If you’re booking an organised small group or tailor made tour, rest assured that all the logistics will be taken care of, from your Machu Picchu permit to accommodation and meals. You’ll also be able to store your main luggage in Cuzco, leaving you to trek with a lighter pack.
Organised tours will come with guides, porters, a cook and usually mules or llamas, too. In the case of the Moonstone Trail, most of the heavy lifting is done by horses. Some hikers feel guilty about using porters, but this is a sustainable source of income in this remote region; as long as you book through a responsible tour operator, your porters should be paid a decent living wage, be wearing suitable clothes and footwear, and be carrying no more than 20kg. Your company will advise you on how heavy your trekking pack should be to ensure this is within the guidelines; mules will lighten the load too of course.

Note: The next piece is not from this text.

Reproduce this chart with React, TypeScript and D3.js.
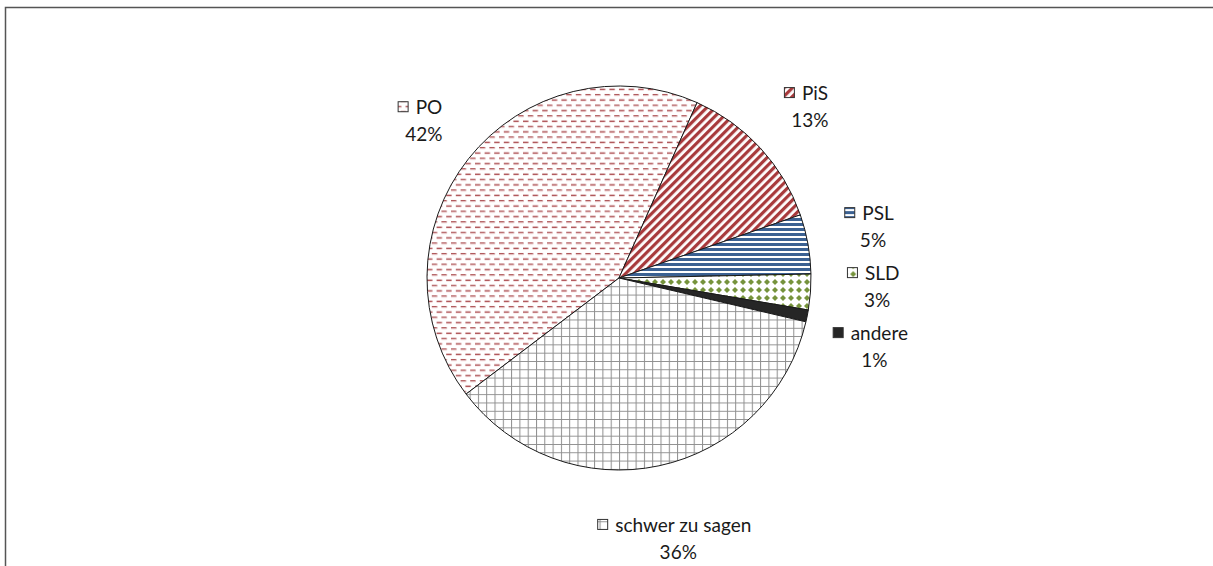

Food will be basic but hearty, and you should advise on any dietary requirements as far in advance as possible. Many companies also provide boiled water so that you can refill your drinking bottles, which keeps plastic waste to a minimum.
You’ll be supplied with a complete packing list; you may need to bring a sleeping bag or hire one in Cuzco. If hiking in the southern winter, expect icy temperatures – although nights, especially at higher altitudes, will be bitterly cold all year round, so bring plenty of warm layers. Sun screen, wide brimmed hats and long sleeved shirts are also a must at this altitude and so close to the equator, as are good, worn in walking boots – flip flops are definitely not recommended!